Nous essayons de mettre en évidence les principes du “paradigme” qui se révélèrent les plus universaux et survécurent à la disparition de l’hésychasme comme doctrine purement théologique en entrant organiquement dans le tissu de la culture russe. (...) au XIXe siècle et au début du XXe, quand la culture russe atteignit sa claire “conscience de soi” , les penseurs russes utilisèrent pour leurs constructions philosophiques les idées des représentants de la philosophie occidentale les plus proches du “paradigme” hésychaste formulé ci-dessus : il convient de nommer avant tout Nicolas de Cues, Fichte, Schelling et Heidegger (les plus grands représentants de la philosophie mystique allemande).
(...)D’abord, l’élévation de l’homme au-dessus de son existence “inauthentique” antérieure (das Man, selon la terminologie de Heidegger, dans la philosophie duquel on peut trouver des coïncidences étonnantes avec l’idéologie de la “voie” hésychaste), c’est-à-dire la transfiguration “intérieure” accomplie , et ensuite le processus, commencé de la transfiguration “intérieure”, de la transfiguration de l’être du monde, dont l’homme transfiguré est la source et le centre.
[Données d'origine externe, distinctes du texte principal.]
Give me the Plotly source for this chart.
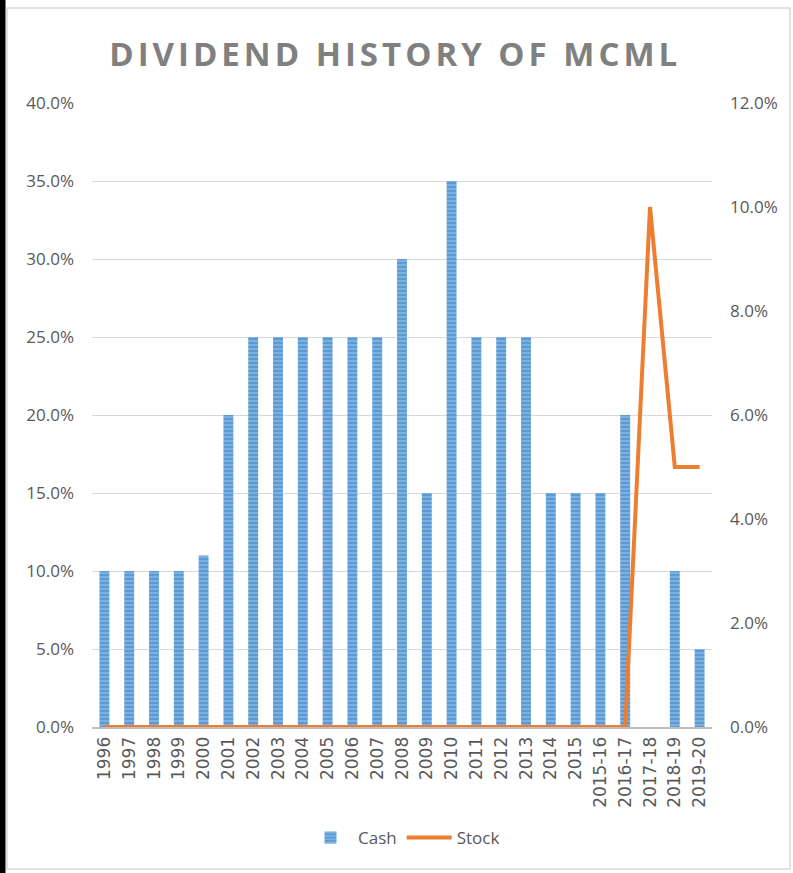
import plotly.graph_objects as go

categories = ["1996", "1997", "1998", "1999", "2000", "2001", "2002", "2003", "2004",
              "2005", "2006", "2007", "2008", "2009", "2010", "2011", "2012", "2013",
              "2014", "2015", "2015-16", "2016-17", "2017-18", "2018-19", "2019-20"]
cash = [0.10, 0.10, 0.10, 0.10, 0.11, 0.20, 0.25, 0.25, 0.25, 0.25, 0.25, 0.25, 0.30,
        0.15, 0.35, 0.25, 0.25, 0.25, 0.15, 0.15, 0.15, 0.20, None, 0.10, 0.05]
stock = [0, 0, 0, 0, 0, 0, 0, 0, 0, 0, 0, 0, 0, 0, 0, 0, 0, 0, 0, 0, 0, 0,
         0.10, 0.05, 0.05]
left_ticks = [0, 0.05, 0.10, 0.15, 0.20, 0.25, 0.30, 0.35, 0.40]
right_ticks = [0, 0.02, 0.04, 0.06, 0.08, 0.10, 0.12]

W, H = 793, 873
ML, MR, MT, MB = 92, 81, 103, 146
PW, PH = W - ML - MR, H - MT - MB

def px_x(p):
    return (p - ML) / PW

def px_y(p):
    return (H - MB - p) / PH

font_family = "Open Sans, Noto Sans, sans-serif"
tick_color = "#595959"

fig = go.Figure()
fig.add_trace(go.Bar(
    x=categories, y=cash, name="Cash",
    marker=dict(color="#5B9BD5", line=dict(width=0),
                pattern=dict(shape="-", fgcolor="#BDD7EE", bgcolor="#5B9BD5",
                             size=4, solidity=0.35)),
    yaxis="y",
))
fig.add_trace(go.Scatter(
    x=categories, y=stock, name="Stock", mode="lines",
    line=dict(color="#ED7D31", width=4), yaxis="y2",
))

fig.update_layout(
    width=W, height=H,
    margin=dict(l=ML, r=MR, t=MT, b=MB, autoexpand=False),
    paper_bgcolor="white", plot_bgcolor="white",
    title=dict(text="<b>DIVIDEND HISTORY OF MCML</b>", x=px_x(401), xanchor="center",
               y=1 - 54 / H, yanchor="middle",
               font=dict(family=font_family, size=33, color="#808080")),
    bargap=0.6,
    showlegend=True,
    legend=dict(orientation="h", x=px_x(404), xanchor="center", y=px_y(838), yanchor="middle",
                font=dict(family=font_family, size=17, color=tick_color),
                itemwidth=45, traceorder="normal"),
    xaxis=dict(type="category", tickangle=-90, showgrid=False,
               showline=True, linecolor="#BFBFBF", linewidth=2,
               ticks="", ticklabelstandoff=1,
               tickfont=dict(family="DejaVu Sans, Open Sans, sans-serif", size=17,
                             color=tick_color)),
    yaxis=dict(range=[0, 0.40], tickvals=left_ticks, tickformat=".1%",
               showgrid=True, gridcolor="#D9D9D9", gridwidth=1, zeroline=False,
               showline=False, ticks="", ticklabelstandoff=17,
               tickfont=dict(family=font_family, size=17, color=tick_color)),
    yaxis2=dict(range=[0, 0.12], tickvals=right_ticks, tickformat=".1%",
                overlaying="y", side="right", showgrid=False, zeroline=False,
                showline=False, ticks="", ticklabelstandoff=17,
                tickfont=dict(family=font_family, size=17, color=tick_color)),
    shapes=[
        dict(type="rect", xref="paper", yref="paper",
             x0=px_x(7), x1=px_x(790), y0=px_y(869), y1=px_y(8),
             line=dict(color="#D9D9D9", width=1.5), fillcolor="rgba(0,0,0,0)", layer="below"),
        dict(type="rect", xref="paper", yref="paper",
             x0=px_x(-2), x1=px_x(5.5), y0=px_y(H + 2), y1=px_y(-2),
             line=dict(width=0), fillcolor="#000000", layer="above"),
    ],
)

post = """
document.body.style.margin='0';
document.querySelectorAll('.gtitle').forEach(function(t){t.style.letterSpacing='4px';});
"""
fig.write_html("out.html", post_script=post, config={"displayModeBar": False})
Mais évidemment la « charge » de vision du monde donnée à la culture russe par l’hésychasme n’a pas limité son action au Moyen-âge. Même si dans la théologie du XVIIe siècle nous ne trouvons presque plus d’éléments témoignant de la conservation de représentations hésychastes de l’homme et de son chemin vers Dieu, cette influence fut tellement importante pour la culture que, dans sa forme transfigurée, les éléments principaux de cette tradition peuvent être découverts presque à chaque époque, et chez les artistes et les penseurs les plus divers. Voilà pourquoi la compréhension de l’hésychasme, non pas seulement comme courant de théologie orthodoxe, mais comme paradigme d’une vision du monde universelle ayant conservé son influence jusqu’à nos jours, représente un problème de premier rang, sans l’interprétation duquel il est impossible de comprendre non seulement le développement de la culture de la Rus’ du Moyen-âge, mais tout le développement culturel russe postérieur.